=== BRIEF ===
From the top of the entries, reproduce each line exactly, stopping after the line that contains "const ref = useRef<HTMLDivElement>(null);". Omit pictures.

=== WORKING DATA ===
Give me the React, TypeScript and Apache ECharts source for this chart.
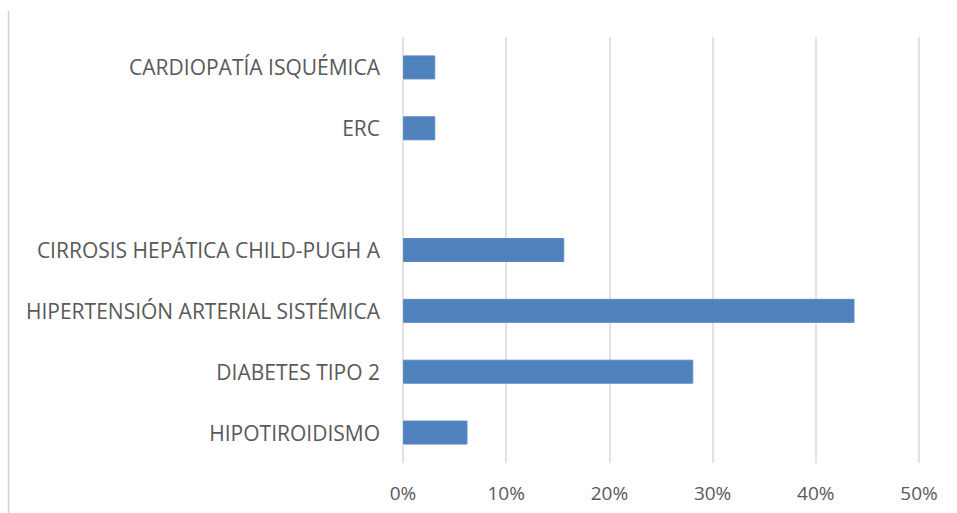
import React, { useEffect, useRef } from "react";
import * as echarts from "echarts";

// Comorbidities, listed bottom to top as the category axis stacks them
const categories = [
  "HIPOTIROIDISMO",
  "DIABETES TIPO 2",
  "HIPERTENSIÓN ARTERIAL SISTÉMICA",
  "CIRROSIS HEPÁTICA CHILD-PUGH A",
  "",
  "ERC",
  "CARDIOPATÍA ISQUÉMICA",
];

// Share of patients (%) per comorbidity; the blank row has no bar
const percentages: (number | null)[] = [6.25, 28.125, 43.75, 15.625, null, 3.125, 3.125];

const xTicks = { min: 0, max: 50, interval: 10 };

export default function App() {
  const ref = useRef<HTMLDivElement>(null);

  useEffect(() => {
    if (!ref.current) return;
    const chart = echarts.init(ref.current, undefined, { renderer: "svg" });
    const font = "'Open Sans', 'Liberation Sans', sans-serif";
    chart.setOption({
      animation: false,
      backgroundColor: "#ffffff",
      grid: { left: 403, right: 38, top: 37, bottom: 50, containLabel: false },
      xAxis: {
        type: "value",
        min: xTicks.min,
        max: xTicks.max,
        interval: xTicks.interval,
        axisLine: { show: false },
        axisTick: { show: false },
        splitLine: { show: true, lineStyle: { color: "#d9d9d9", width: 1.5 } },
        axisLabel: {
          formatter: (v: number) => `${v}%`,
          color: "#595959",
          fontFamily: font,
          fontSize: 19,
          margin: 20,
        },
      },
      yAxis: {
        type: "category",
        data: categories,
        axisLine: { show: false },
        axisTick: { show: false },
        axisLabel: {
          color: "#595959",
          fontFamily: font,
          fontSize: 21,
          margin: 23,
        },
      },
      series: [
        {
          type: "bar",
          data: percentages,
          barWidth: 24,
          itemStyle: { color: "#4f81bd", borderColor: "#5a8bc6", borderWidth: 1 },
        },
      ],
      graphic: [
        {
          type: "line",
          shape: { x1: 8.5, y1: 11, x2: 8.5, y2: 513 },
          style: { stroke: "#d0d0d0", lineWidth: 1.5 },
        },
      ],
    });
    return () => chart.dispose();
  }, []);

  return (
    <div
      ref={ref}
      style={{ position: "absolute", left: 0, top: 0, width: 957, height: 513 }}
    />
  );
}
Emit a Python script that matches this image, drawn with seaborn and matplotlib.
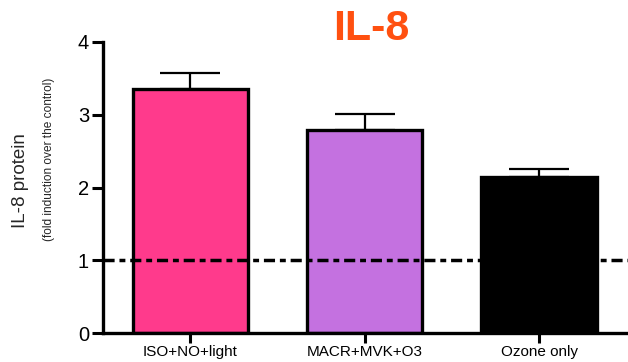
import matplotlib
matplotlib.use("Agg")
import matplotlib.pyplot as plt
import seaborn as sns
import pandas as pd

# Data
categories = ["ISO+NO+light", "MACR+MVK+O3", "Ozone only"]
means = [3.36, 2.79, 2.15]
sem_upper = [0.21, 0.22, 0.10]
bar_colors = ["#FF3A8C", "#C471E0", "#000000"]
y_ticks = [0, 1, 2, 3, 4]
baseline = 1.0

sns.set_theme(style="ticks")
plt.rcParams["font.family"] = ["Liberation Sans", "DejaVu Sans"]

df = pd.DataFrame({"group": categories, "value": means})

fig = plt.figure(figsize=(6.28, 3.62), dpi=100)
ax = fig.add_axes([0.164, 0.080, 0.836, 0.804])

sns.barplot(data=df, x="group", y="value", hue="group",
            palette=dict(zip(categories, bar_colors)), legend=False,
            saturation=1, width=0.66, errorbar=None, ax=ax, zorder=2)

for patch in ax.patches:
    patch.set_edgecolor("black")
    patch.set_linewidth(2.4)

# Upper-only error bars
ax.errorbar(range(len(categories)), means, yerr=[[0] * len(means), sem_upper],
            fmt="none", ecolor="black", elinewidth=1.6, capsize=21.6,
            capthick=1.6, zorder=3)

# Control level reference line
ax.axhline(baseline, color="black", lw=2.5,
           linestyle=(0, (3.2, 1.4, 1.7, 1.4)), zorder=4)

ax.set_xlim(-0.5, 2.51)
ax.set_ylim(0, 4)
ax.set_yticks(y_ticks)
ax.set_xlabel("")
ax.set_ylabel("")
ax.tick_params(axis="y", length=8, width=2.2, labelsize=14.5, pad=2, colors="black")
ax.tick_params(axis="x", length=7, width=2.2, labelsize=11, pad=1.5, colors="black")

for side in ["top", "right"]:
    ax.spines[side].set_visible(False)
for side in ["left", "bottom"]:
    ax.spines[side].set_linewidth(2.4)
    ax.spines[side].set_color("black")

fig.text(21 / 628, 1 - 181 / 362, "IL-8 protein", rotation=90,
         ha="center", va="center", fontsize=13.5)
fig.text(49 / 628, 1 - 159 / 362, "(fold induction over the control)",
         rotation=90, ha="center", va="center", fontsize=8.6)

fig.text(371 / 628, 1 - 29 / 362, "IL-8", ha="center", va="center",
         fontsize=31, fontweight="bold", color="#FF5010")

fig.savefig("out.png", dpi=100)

=== TASK RESPONSE ===
Give me the React, TypeScript and Apache ECharts source for this chart.
import React, { useEffect, useRef } from "react";
import * as echarts from "echarts";

// Comorbidities, listed bottom to top as the category axis stacks them
const categories = [
  "HIPOTIROIDISMO",
  "DIABETES TIPO 2",
  "HIPERTENSIÓN ARTERIAL SISTÉMICA",
  "CIRROSIS HEPÁTICA CHILD-PUGH A",
  "",
  "ERC",
  "CARDIOPATÍA ISQUÉMICA",
];

// Share of patients (%) per comorbidity; the blank row has no bar
const percentages: (number | null)[] = [6.25, 28.125, 43.75, 15.625, null, 3.125, 3.125];

const xTicks = { min: 0, max: 50, interval: 10 };

export default function App() {
  const ref = useRef<HTMLDivElement>(null);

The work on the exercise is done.